I'm building a small, single file parser combinator library in Haskell for my own fun. A challenge that I gave myself for this library is building the tools so I can create a parser for Java function signatures, such as parsing boolean isPrime(int n)
, into a language agnostic representation, such as
Function {
returnType = Type {
typeName = "boolean",
subTypes = []
},
functionName = "isPrime",
args = ...
}
However, when it comes to parsing Java types, I'm running into an issue. A type like Tuple<Integer, List<Integer>>
is fine to parse because its grammar can be represented without left recursion:
javatype := identifier, subtypes
identifier := regex("[a-zA-Z_][a-zA-Z0-9_]*")
subtypes := ('<', javatype, (',', javatype) zero or more times, '>') | NOTHING
(Apologies for my bad grammar writing skills and for simplifying Java identifier rules)
However, array types introduce left recursion, which parser combinators famously have difficulty dealing with. With array types, we change the javatype
rule to: javatype := (javatype, "[]") | (identifier, subtypes)
. This gives us left recursion.
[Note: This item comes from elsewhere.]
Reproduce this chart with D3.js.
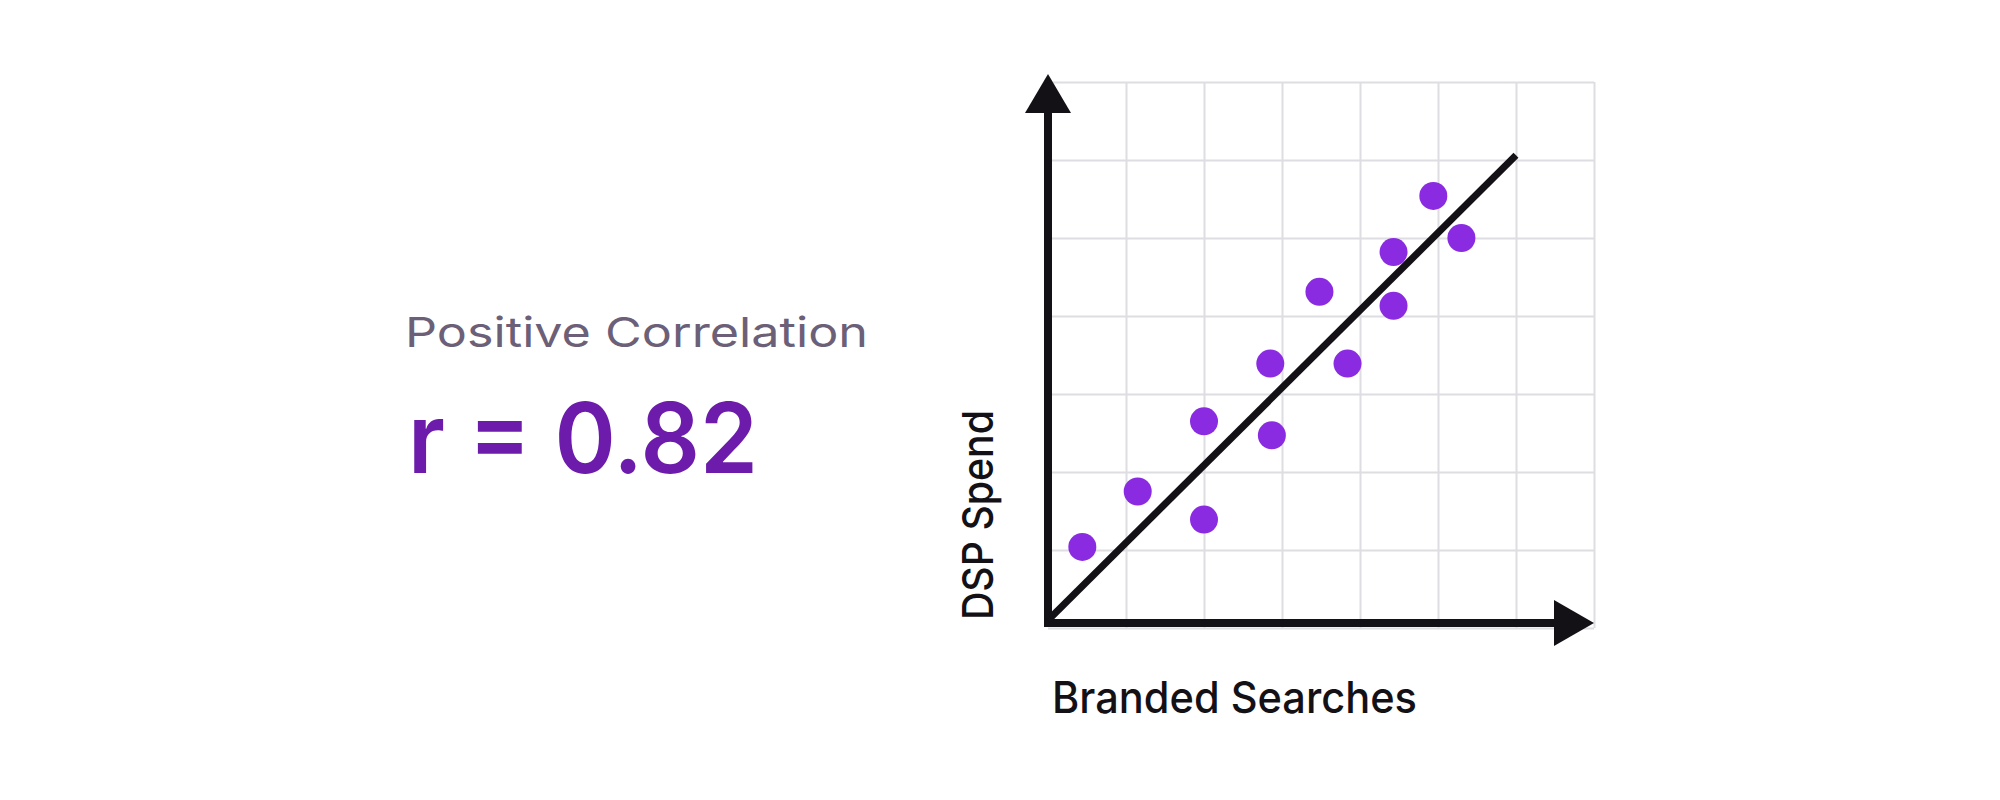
<!DOCTYPE html>
<html>
<head>
<meta charset="utf-8">
<script src="https://cdn.jsdelivr.net/npm/d3@7"></script>
<style>
  body { margin: 0; background: #fff; }
  svg { display: block; }
  text { font-family: Inter, "Open Sans", sans-serif; }
</style>
</head>
<body>
<div id="chart"></div>
<script>
// branded searches (x) vs DSP spend (y), in grid units
var searches = [0.44, 1.15, 2.0, 2.0, 2.85, 2.87, 3.48, 3.84, 4.43, 4.43, 4.94, 5.30];
var spend    = [1.04, 1.75, 1.39, 2.65, 3.39, 2.47, 4.31, 3.39, 4.82, 4.13, 5.54, 5.00];
// trend line end points
var trendX = [0, 6];
var trendY = [0.1, 6.06];
var gridTicks = [0, 1, 2, 3, 4, 5, 6, 7];

var title = "Positive Correlation";
var rLabel = "r = 0.82";
var xLabel = "Branded Searches";
var yLabel = "DSP Spend";

var W = 2000, H = 800;
var ink = "#141116";

var svg = d3.select("#chart").append("svg")
    .attr("width", W)
    .attr("height", H);

svg.append("rect").attr("width", W).attr("height", H).attr("fill", "#fff");

var x = d3.scaleLinear().domain([0, 7]).range([1048, 1594]);
var y = d3.scaleLinear().domain([0, 7]).range([628, 82]);

// grid, drawn with axes whose ticks span the plot
var gridV = svg.append("g")
    .attr("transform", "translate(0," + y(0) + ")")
    .call(d3.axisBottom(x).tickValues(gridTicks.slice(1)).tickSize(-(y(0) - y(7))).tickFormat(""));
var gridH = svg.append("g")
    .attr("transform", "translate(" + x(0) + ",0)")
    .call(d3.axisLeft(y).tickValues(gridTicks).tickSize(-(x(7) - x(0))).tickFormat(""));
[gridV, gridH].forEach(function(g) {
  g.select(".domain").remove();
  g.selectAll(".tick line").attr("stroke", "#dedde2").attr("stroke-width", 2);
});

// axes with arrow heads
var axisY = y(0) - 5;
svg.append("line")
    .attr("x1", x(0)).attr("y1", axisY + 4)
    .attr("x2", x(0)).attr("y2", y(7) + 30)
    .attr("stroke", ink).attr("stroke-width", 8);
svg.append("path")
    .attr("d", "M" + x(0) + "," + (y(7) - 8) + "L" + (x(0) - 23) + "," + (y(7) + 31) + "L" + (x(0) + 23) + "," + (y(7) + 31) + "Z")
    .attr("fill", ink);

svg.append("line")
    .attr("x1", x(0) - 4).attr("y1", axisY)
    .attr("x2", x(7) - 30).attr("y2", axisY)
    .attr("stroke", ink).attr("stroke-width", 8);
svg.append("path")
    .attr("d", "M" + x(7) + "," + axisY + "L" + (x(7) - 40) + "," + (axisY - 23) + "L" + (x(7) - 40) + "," + (axisY + 23) + "Z")
    .attr("fill", ink);

// trend line
svg.append("line")
    .attr("x1", x(trendX[0])).attr("y1", y(trendY[0]))
    .attr("x2", x(trendX[1])).attr("y2", y(trendY[1]))
    .attr("stroke", ink).attr("stroke-width", 7);

// points
svg.append("g")
  .selectAll("circle")
  .data(searches)
  .enter().append("circle")
    .attr("cx", function(d) { return x(d); })
    .attr("cy", function(d, i) { return y(spend[i]); })
    .attr("r", 14)
    .attr("fill", "#8a2be2");

// axis labels
svg.append("text")
    .attr("x", 1052).attr("y", 713)
    .attr("font-size", 44)
    .attr("font-weight", 500)
    .attr("fill", ink)
    .attr("textLength", 365).attr("lengthAdjust", "spacingAndGlyphs")
    .text(xLabel);

svg.append("text")
    .attr("transform", "translate(993,620) rotate(-90)")
    .attr("font-size", 43)
    .attr("font-weight", 500)
    .attr("fill", ink)
    .attr("textLength", 210).attr("lengthAdjust", "spacingAndGlyphs")
    .text(yLabel);

// left hand headline
svg.append("text")
    .attr("x", 405).attr("y", 347)
    .attr("font-size", 41)
    .attr("font-weight", 400)
    .attr("fill", "#6b6078")
    .attr("textLength", 463).attr("lengthAdjust", "spacingAndGlyphs")
    .text(title);

svg.append("text")
    .attr("x", 408).attr("y", 473)
    .attr("font-size", 98)
    .attr("font-weight", 600)
    .attr("fill", "#6c1bab")
    .attr("textLength", 350).attr("lengthAdjust", "spacingAndGlyphs")
    .text(rLabel);
</script>
</body>
</html>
We can try to rewrite the rule to javatype := (identifier, subtypes) | (javatype, "[]")
but that would mean that for a type like int[]
, the parser would just parse the "int"
and not the "[]"
.
How can I rewrite the type grammar rules to avoid left recursion while allowing array types?
You can elimnate the left-recursion in this rule:
javatype := (javatype, "[]") | (identifier, subtypes)
by translating it into these two equivalent rules:
javatype := (identifier, subtypes) javatype2
javatype2 := "[]" javatype2 | e
(where e is the empty string)